Koordinator Project “High Five” Surabaya, Ratih Astati Dewi mengatakan, dari hasil penemuan High Five, meski sudah di dalam bilik, namun saluran pembuangan kotoran milik warga tidak memiliki septic tank, ini merupakan bagian dari BABS. Keterbatasan lahan selalu menjadi kendala dalam penyediaan septic tank. Mengatasi hal itu, maka perlu kiranya masyarakat memiliki Sanitasi Komunal, yakni bisa dimanfaatkan banyak rumah dalam perkampungan padat.
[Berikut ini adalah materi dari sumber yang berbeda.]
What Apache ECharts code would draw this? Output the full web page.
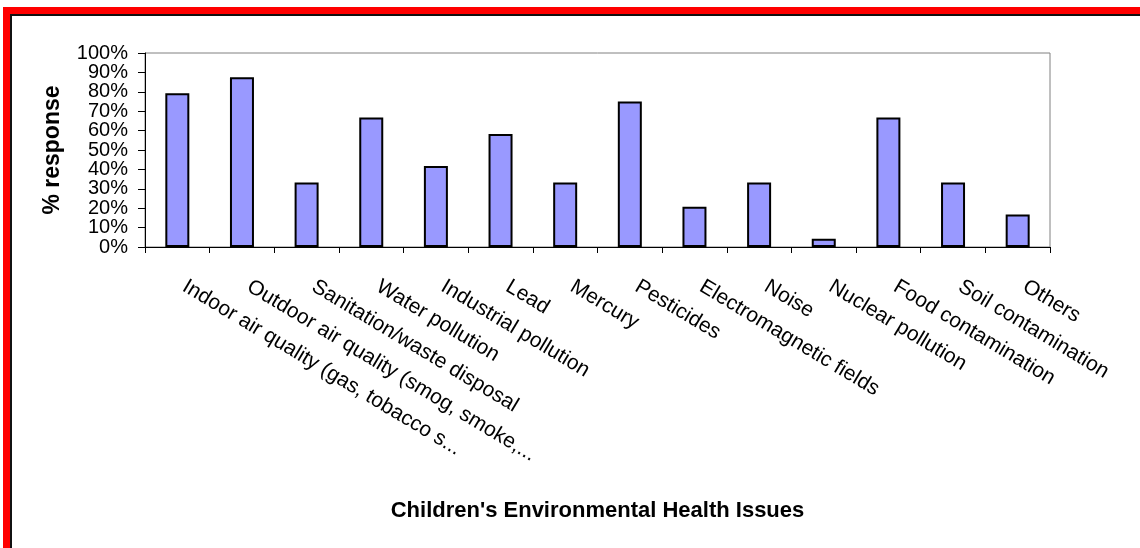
<!DOCTYPE html>
<html>
<head>
<meta charset="utf-8">
<script src="https://cdn.jsdelivr.net/npm/echarts@6/dist/echarts.min.js"></script>
<style>
html,body{margin:0;padding:0;background:#fff;}
#chart{width:1140px;height:548px;}
</style>
</head>
<body>
<div id="chart"></div>
<script>
const categories = [
  "Indoor air quality (gas, tobacco s...",
  "Outdoor air quality (smog, smoke,...",
  "Sanitation/waste disposal",
  "Water pollution",
  "Industrial pollution",
  "Lead",
  "Mercury",
  "Pesticides",
  "Electromagnetic fields",
  "Noise",
  "Nuclear pollution",
  "Food contamination",
  "Soil contamination",
  "Others"
];
const responsePct = [79.2, 87.5, 33.3, 66.7, 41.7, 58.3, 33.3, 75.0, 20.8, 33.3, 4.2, 66.7, 33.3, 16.7];
const yTicksEven = [0, 20, 40, 60, 80, 100];
const yTicksOdd = [10, 30, 50, 70, 90];
const yAxisTitle = "% response";
const xAxisTitle = "Children's Environmental Health Issues";

const FONT = "'Liberation Sans', Arial, sans-serif";
const chart = echarts.init(document.getElementById('chart'), null, {renderer: 'canvas'});
const yLabel = (vals) => ({
  customValues: vals, formatter: '{value}%', margin: 17,
  showMinLabel: true, showMaxLabel: true, hideOverlap: false,
  fontFamily: FONT, fontSize: 20, color: '#000'
});
chart.setOption({
  backgroundColor: '#ffffff',
  animation: false,
  textStyle: {fontFamily: FONT},
  graphic: [
    {type: 'rect', shape: {x: 3, y: 7, width: 1137, height: 7}, style: {fill: '#ff0000'}, silent: true},
    {type: 'rect', shape: {x: 3, y: 7, width: 7, height: 541}, style: {fill: '#ff0000'}, silent: true},
    {type: 'rect', shape: {x: 10, y: 14, width: 1130, height: 2}, style: {fill: '#111111'}, silent: true},
    {type: 'rect', shape: {x: 10, y: 14, width: 2, height: 534}, style: {fill: '#111111'}, silent: true}
  ],
  grid: {
    left: 145, right: 90, top: 53, bottom: 301,
    show: true, borderColor: '#808080', borderWidth: 1, backgroundColor: 'transparent'
  },
  xAxis: {
    type: 'category',
    data: categories,
    boundaryGap: true,
    axisLine: {show: true, lineStyle: {color: '#000', width: 1}},
    axisTick: {show: true, length: 6, alignWithLabel: false, lineStyle: {color: '#000'}},
    axisLabel: {
      interval: 0, rotate: -31, margin: 34, padding: [0, 0, 0, 8],
      fontFamily: FONT, fontSize: 21, color: '#000'
    },
    name: xAxisTitle,
    nameLocation: 'middle',
    nameGap: 253,
    nameTextStyle: {fontFamily: FONT, fontSize: 22, fontWeight: 'bold', color: '#000'}
  },
  yAxis: [{
    type: 'value',
    min: 0, max: 100, interval: 10,
    position: 'left',
    axisLine: {show: true, lineStyle: {color: '#000', width: 1}},
    axisTick: {show: true, length: 7, lineStyle: {color: '#000'}},
    splitLine: {show: false},
    axisLabel: yLabel(yTicksEven),
    name: yAxisTitle,
    nameLocation: 'middle',
    nameGap: 81,
    nameTextStyle: {fontFamily: FONT, fontSize: 23, fontWeight: 'bold', color: '#000'}
  }, {
    type: 'value',
    min: 0, max: 100, interval: 10,
    position: 'left', offset: 0,
    axisLine: {show: false},
    axisTick: {show: false},
    splitLine: {show: false},
    axisLabel: yLabel(yTicksOdd)
  }],
  series: [{
    type: 'bar',
    data: responsePct,
    barWidth: 24,
    itemStyle: {color: '#9999ff', borderColor: '#000', borderWidth: 2}
  }]
});
</script>
</body>
</html>
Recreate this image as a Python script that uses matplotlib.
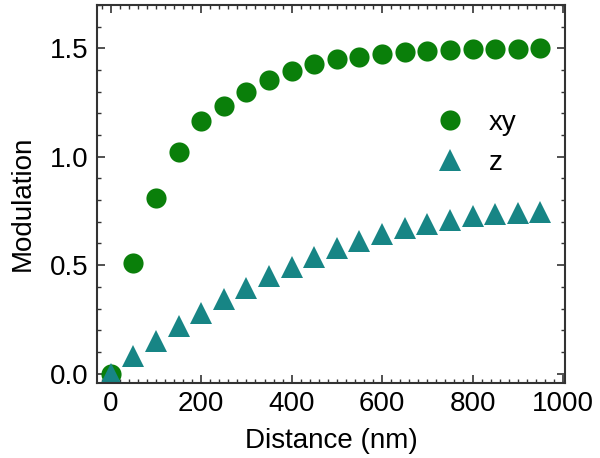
import numpy as np
import matplotlib.pyplot as plt
from matplotlib.ticker import MultipleLocator

plt.rcParams['font.family'] = ['Liberation Sans', 'DejaVu Sans']

dist = [0, 50, 100, 150, 200, 250, 300, 350, 400, 450,
        500, 550, 600, 650, 700, 750, 800, 850, 900, 950]
mod_xy = [0.0, 0.51, 0.81, 1.02, 1.166, 1.234, 1.297, 1.353, 1.397, 1.428,
          1.452, 1.461, 1.474, 1.482, 1.488, 1.492, 1.495, 1.497, 1.498, 1.5]
mod_z = [0.0, 0.081, 0.151, 0.219, 0.281, 0.342, 0.394, 0.45, 0.493, 0.537,
         0.577, 0.61, 0.642, 0.67, 0.69, 0.71, 0.725, 0.736, 0.741, 0.744]

fig = plt.figure(figsize=(6, 4.58), dpi=100)
ax = fig.add_axes([0.162, 0.164, 0.78, 0.825])

ax.plot(dist, mod_xy, 'o', color='#0a7f0a', markersize=14.5, markeredgewidth=0, label='xy')
ax.plot(dist, mod_z, '^', color='#178585', markersize=16, markeredgewidth=0, label='z')

ax.set_xlim(-30, 1005)
ax.set_ylim(-0.043, 1.70)
ax.xaxis.set_major_locator(MultipleLocator(200))
ax.xaxis.set_minor_locator(MultipleLocator(20))
ax.yaxis.set_major_locator(MultipleLocator(0.5))
ax.yaxis.set_minor_locator(MultipleLocator(0.1))
ax.yaxis.set_major_formatter(plt.FormatStrFormatter('%.1f'))

ax.tick_params(which='both', direction='in', top=True, right=True,
               labeltop=False, labelright=False, color='#333333')
ax.tick_params(which='major', length=6, width=1.2, labelsize=20, pad=6)
ax.tick_params(which='minor', length=3, width=1.0)
for s in ax.spines.values():
    s.set_linewidth(1.5)
    s.set_color('#333333')

ax.set_xlabel('Distance (nm)', fontsize=20, labelpad=8)
ax.set_ylabel('Modulation', fontsize=20)
ax.yaxis.set_label_coords(-0.132, 0.474)

ax.legend(loc='center left', bbox_to_anchor=(0.641, 0.636), frameon=False,
          fontsize=20, handletextpad=0.4, labelspacing=0.5, numpoints=1)

fig.savefig('out.png', dpi=100)
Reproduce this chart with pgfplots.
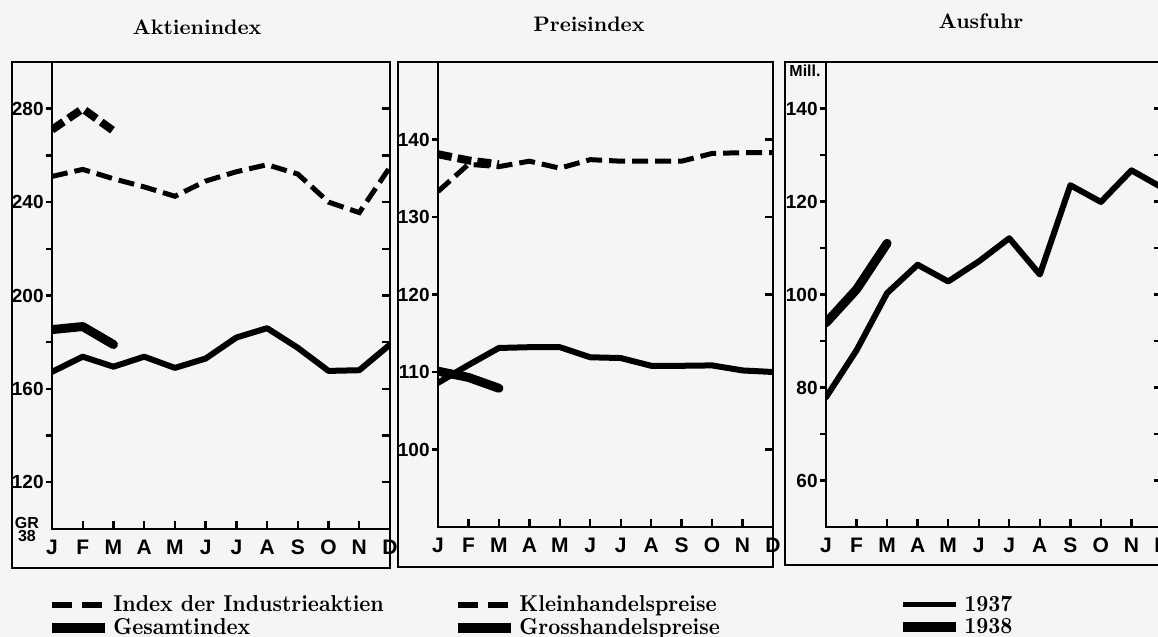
\documentclass[border=0pt]{standalone}
\usepackage{fontspec}
\usepackage{pgfplots}
\pgfplotsset{compat=1.18}
\newfontfamily\tickfont{Liberation Sans}
\newfontfamily\legfont{lmroman10-bold}[Extension=.otf, FakeStretch=0.91]
\pgfplotsset{
  base/.style={scale only axis, xmin=0, xmax=11, /pgf/number format/assume math mode=true},
  mainax/.style={base, axis line style={line width=1.4pt}, tick style={line width=1.2pt, black},
    major tick length=4pt, minor tick length=4pt, tick align=inside,
    xtick={0,...,11}, xticklabels={J,F,M,A,M,J,J,A,S,O,N,D}, xtick pos=bottom, ytick pos=right, yticklabel={\relax},
    xticklabel style={font=\tickfont\bfseries\fontsize{10.5}{12}\selectfont, yshift=-2pt},
    legend style={draw=none, fill=none, anchor=north west, font=\legfont\fontsize{11.5}{12}\selectfont,
      row sep=-1pt, inner sep=0pt, nodes={inner sep=1.5pt}},
    legend cell align=left,
    legend image code/.code={\draw[##1] (0pt,0pt) -- (26.5pt,0pt);}},
  leftax/.style={base, axis line style={draw=none}, xtick=\empty, ytick pos=left, tick align=outside,
    tick style={line width=1.2pt, black}, major tick length=3pt, minor tick length=3pt,
    yticklabel style={font=\tickfont\bfseries\fontsize{9.5}{11}\selectfont, inner sep=1pt}},
  l37/.style={line width=3pt, line join=round, line cap=round},
  l38/.style={line width=4.5pt, line join=round, line cap=round},
  d37/.style={line width=2.5pt, dash pattern=on 8pt off 3.5pt},
  d38/.style={line width=4pt, dash pattern=on 7pt off 3pt},
}
\begin{document}
\begin{tikzpicture}
\useasboundingbox (0,0) rectangle (579pt,318.5pt);
\fill[black!4] (0,0) rectangle (579pt,318.5pt);
% outer frames
\draw[line width=1.4pt] (6pt,34.5pt) rectangle (195pt,287.5pt);
\draw[line width=1.4pt] (199pt,35pt) rectangle (386.5pt,287.5pt);
\draw[line width=1.4pt] (392.5pt,36pt) rectangle (590pt,287.5pt);
% titles
\node[anchor=base, font=\bfseries\fontsize{10.5}{12}\selectfont] at (98.5pt,301pt) {Aktienindex};
\node[anchor=base, font=\bfseries\fontsize{10.5}{12}\selectfont] at (294.5pt,302.5pt) {Preisindex};
\node[anchor=base, font=\bfseries\fontsize{10.5}{12}\selectfont] at (490.5pt,304pt) {Ausfuhr};
\node[font=\tickfont\bfseries\fontsize{8}{8}\selectfont, align=center, inner sep=0pt] at (13.5pt,53.5pt) {GR\\[-1.5pt]38};
\node[font=\tickfont\bfseries\fontsize{8}{9}\selectfont, inner sep=0pt] at (402.5pt,283pt) {Mill.};

% ---------- Panel 1: Aktienindex ----------
\begin{axis}[leftax, at={(26pt,54pt)}, anchor=south west, width=169pt, height=233.5pt,
  ymin=100, ymax=300, ytick={120,160,...,280}, minor ytick={140,180,220,260}]
\end{axis}
\begin{axis}[mainax, at={(26pt,54pt)}, anchor=south west, width=169pt, height=233.5pt,
  ymin=100, ymax=300, ytick={120,160,...,280}, minor ytick={140,180,220,260},
  legend style={at={(axis description cs:-0.015,-0.135)}}]
\addplot[d37, forget plot] coordinates {(0,251) (1,254) (2,250) (3,246.5) (4,242.5) (5,249) (6,253) (7,256) (8,252) (9,240) (10,235.5) (11,255)};
\addplot[d38, forget plot] coordinates {(0,271) (1,280) (2,270.5)};
\addplot[l37, forget plot] coordinates {(0,167.3) (1,173.8) (2,169.5) (3,173.8) (4,169) (5,173) (6,182) (7,186) (8,177.6) (9,167.7) (10,168) (11,179)};
\addplot[l38, forget plot] coordinates {(0,185.4) (1,186.7) (2,179)};
\addlegendimage{line width=3pt, dash pattern=on 10pt off 5pt}
\addlegendentry{Index der Industrieaktien}
\addlegendimage{line width=5pt}
\addlegendentry{Gesamtindex}
\end{axis}

% ---------- Panel 2: Preisindex ----------
\begin{axis}[leftax, at={(219pt,55pt)}, anchor=south west, width=167.5pt, height=232.5pt,
  ymin=90, ymax=150, ytick={100,110,...,140}]
\end{axis}
\begin{axis}[mainax, at={(219pt,55pt)}, anchor=south west, width=167.5pt, height=232.5pt,
  ymin=90, ymax=150, ytick={100,110,...,140},
  legend style={at={(axis description cs:0.045,-0.14)}}]
\addplot[d37, forget plot] coordinates {(0,133.3) (1,136.8) (2,136.5) (3,137.2) (4,136.3) (5,137.4) (6,137.2) (7,137.2) (8,137.2) (9,138.2) (10,138.3) (11,138.3)};
\addplot[d38, forget plot] coordinates {(0,138.1) (1,137.3) (2,136.8)};
\addplot[l37, forget plot] coordinates {(0,108.6) (1,110.9) (2,113.1) (3,113.2) (4,113.2) (5,111.9) (6,111.8) (7,110.8) (8,110.8) (9,110.85) (10,110.2) (11,110)};
\addplot[l38, forget plot] coordinates {(0,110.1) (1,109.3) (2,107.9)};
\addlegendimage{line width=3pt, dash pattern=on 10pt off 5pt}
\addlegendentry{Kleinhandelspreise}
\addlegendimage{line width=5pt}
\addlegendentry{Grosshandelspreise}
\end{axis}

% ---------- Panel 3: Ausfuhr ----------
\begin{axis}[leftax, at={(413pt,55pt)}, anchor=south west, width=168pt, height=232.5pt,
  ymin=50, ymax=150, ytick={60,80,...,140}, minor ytick={70,90,110,130}]
\end{axis}
\begin{axis}[mainax, at={(413pt,55pt)}, anchor=south west, width=168pt, height=232.5pt,
  ymin=50, ymax=150, ytick={60,80,...,140}, minor ytick={70,90,110,130},
  legend style={at={(axis description cs:0.214,-0.14)}}]
\addplot[l37, forget plot] coordinates {(0,77.9) (1,88) (2,100.3) (3,106.4) (4,102.8) (5,107.1) (6,112.1) (7,104.3) (8,123.5) (9,119.9) (10,126.7) (11,123)};
\addplot[l38, forget plot] coordinates {(0,93.9) (1,101.1) (2,111)};
\addlegendimage{line width=2.5pt}
\addlegendentry{1937}
\addlegendimage{line width=5pt}
\addlegendentry{1938}
\end{axis}
\end{tikzpicture}
\end{document}
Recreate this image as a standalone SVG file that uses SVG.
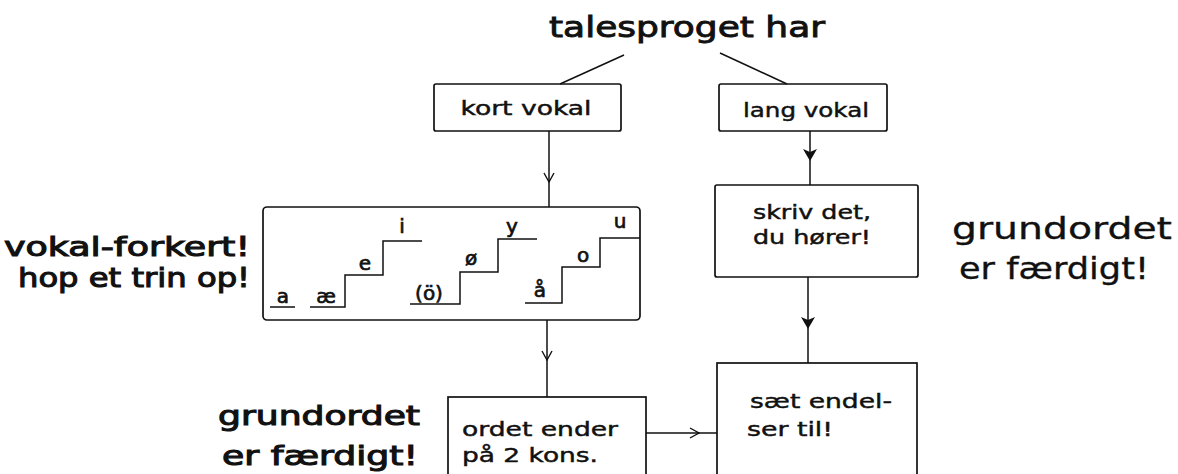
<svg xmlns="http://www.w3.org/2000/svg" width="1178" height="474" viewBox="0 0 1178 474">
  <style>
    .box { fill: none; stroke: #111; stroke-width: 1.7; }
    .ln { fill: none; stroke: #111; stroke-width: 1.5; }
    .txt { font-family: "DejaVu Sans", Verdana, sans-serif; fill: #111; stroke: #111; }
    .boxtxt { font-size: 20px; stroke-width: 0.45; }
    .head { font-size: 29px; stroke-width: 0.9; }
    .big { font-size: 27px; stroke-width: 1.1; }
    .side { font-size: 30px; stroke-width: 0.35; }
    .vow { font-size: 20px; stroke-width: 0.7; }
  </style>
  <defs>
    <marker id="open" viewBox="0 0 12 12" refX="11" refY="6" markerWidth="12" markerHeight="12" markerUnits="userSpaceOnUse" orient="auto">
      <path d="M2,1 L11,6 L2,11" fill="none" stroke="#111" stroke-width="1.4"/>
    </marker>
  </defs>

  <rect width="1178" height="474" fill="#fff"/>

  <!-- heading -->
  <g id="title">
    <text class="txt head" x="687" y="37" text-anchor="middle" textLength="276" lengthAdjust="spacingAndGlyphs">talesproget har</text>
  </g>

  <!-- left branch -->
  <g id="kort-vokal">
    <rect class="box" x="434" y="84" width="187" height="47" rx="2"/>
    <text class="txt boxtxt" x="526" y="115" text-anchor="middle" textLength="131" lengthAdjust="spacingAndGlyphs">kort vokal</text>
  </g>

  <!-- right branch -->
  <g id="lang-vokal">
    <rect class="box" x="719" y="84" width="168" height="47" rx="2"/>
    <text class="txt boxtxt" x="806" y="117" text-anchor="middle" textLength="126" lengthAdjust="spacingAndGlyphs">lang vokal</text>
  </g>

  <!-- staircase of vowels -->
  <g id="vokaltrappe">
    <rect class="box" x="263" y="207" width="377" height="113" rx="4"/>
    <path class="ln" d="M270,307 H295 M310,307 H345 V275 H383 V241 H422"/>
    <path class="ln" d="M410,304 H460 V272 H498 V239 H537"/>
    <path class="ln" d="M525,303 H562 V267 H600 V238 H640"/>
    <text class="txt vow" x="283" y="303" text-anchor="middle">a</text>
    <text class="txt vow" x="326" y="303" text-anchor="middle">æ</text>
    <text class="txt vow" x="365" y="270" text-anchor="middle">e</text>
    <text class="txt vow" x="402" y="233" text-anchor="middle">i</text>
    <text class="txt vow" x="429" y="300" text-anchor="middle">(ö)</text>
    <text class="txt vow" x="471" y="265" text-anchor="middle">ø</text>
    <text class="txt vow" x="512" y="233" text-anchor="middle">y</text>
    <text class="txt vow" x="540" y="297" text-anchor="middle">å</text>
    <text class="txt vow" x="583" y="262" text-anchor="middle">o</text>
    <text class="txt vow" x="620" y="228" text-anchor="middle">u</text>
  </g>

  <g id="vokal-forkert">
    <text class="txt big" x="127" y="256" text-anchor="middle" font-size="25" textLength="246" lengthAdjust="spacingAndGlyphs">vokal-forkert!</text>
    <text class="txt big" x="134" y="287" text-anchor="middle" font-size="25" textLength="232" lengthAdjust="spacingAndGlyphs">hop et trin op!</text>
  </g>

  <g id="skriv-det">
    <rect class="box" x="715" y="185" width="203" height="92" rx="2"/>
    <text class="txt boxtxt" x="812" y="219" text-anchor="middle" textLength="118" lengthAdjust="spacingAndGlyphs">skriv det,</text>
    <text class="txt boxtxt" x="812" y="244" text-anchor="middle" textLength="118" lengthAdjust="spacingAndGlyphs">du hører!</text>
  </g>

  <g id="grundordet-hoejre">
    <text class="txt side" x="1062" y="239" text-anchor="middle" textLength="220" lengthAdjust="spacingAndGlyphs">grundordet</text>
    <text class="txt side" x="1054" y="279" text-anchor="middle" textLength="190" lengthAdjust="spacingAndGlyphs">er færdigt!</text>
  </g>

  <g id="ordet-ender">
    <rect class="box" x="448" y="397" width="198" height="90"/>
    <text class="txt boxtxt" x="540" y="436" text-anchor="middle" textLength="156" lengthAdjust="spacingAndGlyphs">ordet ender</text>
    <text class="txt boxtxt" x="530" y="462" text-anchor="middle" textLength="136" lengthAdjust="spacingAndGlyphs">på 2 kons.</text>
  </g>

  <g id="grundordet-venstre">
    <text class="txt big" x="319" y="425" text-anchor="middle" textLength="202" lengthAdjust="spacingAndGlyphs">grundordet</text>
    <text class="txt big" x="320" y="465" text-anchor="middle" textLength="196" lengthAdjust="spacingAndGlyphs">er færdigt!</text>
  </g>

  <g id="saet-endelser">
    <rect class="box" x="717" y="363" width="200" height="124"/>
    <text class="txt boxtxt" x="750" y="408" textLength="142" lengthAdjust="spacingAndGlyphs">sæt endel-</text>
    <text class="txt boxtxt" x="747" y="436" textLength="86" lengthAdjust="spacingAndGlyphs">ser til!</text>
  </g>

  <!-- connectors -->
  <g id="connectors">
    <path class="ln" d="M624,55 L560,84"/>
    <path class="ln" d="M720,53 L787,84"/>
    <path class="ln" d="M549,131 V182" marker-end="url(#open)"/>
    <path class="ln" d="M549,180 V207"/>
    <path class="ln" d="M547,320 V360" marker-end="url(#open)"/>
    <path class="ln" d="M547,358 V397"/>
    <path class="ln" d="M646,433 H699" marker-end="url(#open)"/>
    <path class="ln" d="M697,433 H717"/>
    <path class="ln" d="M810,131 V185"/>
    <path d="M803,149 L810,152 L817,149 L810,161 Z" fill="#111"/>
    <path class="ln" d="M808,277 V363"/>
    <path d="M801,317 L808,320 L815,317 L808,329 Z" fill="#111"/>
  </g>
</svg>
Data yang dimiliki “High Five” Surabaya berdasarkan survei demografi dan kesehatan Indonesia pada 2007, angka kematian balita (0-59 bulan) sebesar 44 per 1.000 kelahiran hidup yang salah satu penyebab utamanya adalah diare. Berbagai penyakit tersebut disebabkan sanitasi yang buruk di masyarakat. Oleh karena itu, sosialisasi tentang kebersihan sanitasi tidak boleh dihentikan sampai kapan pun.
Untuk mengatasi hal itu, kini program sanitasi total berbasis masyarakat (STBM) juga makin digalakkan di masyarakat. STBM merupakan pendekatan untuk merubah perilaku higiene dan sanitasi melalui pemberdayaan masyarakat dengan metode pemicuan. Program STBM memiliki indikator Outcome dan indikator Output. Indikator Outcome STBM, yaitu menurunnya kejadian penyakit diare dan penyakit berbasis lingkungan lainnya yang berkaitan dengan sanitasi dan perilaku.
Sedangkan indikator Output STBM di antaranya setiap individu dan komunitas mempunyai akses terhadap sarana sanitasi dasar sehingga dapat mewujudkan komunitas yang bebas dari buang air di sembarang tempat, setiap rumahtangga telah menerapkan pengelolaan air minum dan makanan yang aman di rumah tangga.
Selain itu, setiap rumah tangga dan sarana pelayanan umum dalam suatu komunitas (seperti sekolah, kantor, rumah makan, puskesmas, pasar, terminal) tersedia fasilitas cuci tangan (air, sabun, sarana cuci tangan), sehingga semua orang mencuci tangan dengan benar, setiap rumah tangga mengelola limbahnya dengan benar dan setiap rumah tangga mengelola sampahnya dengan benar.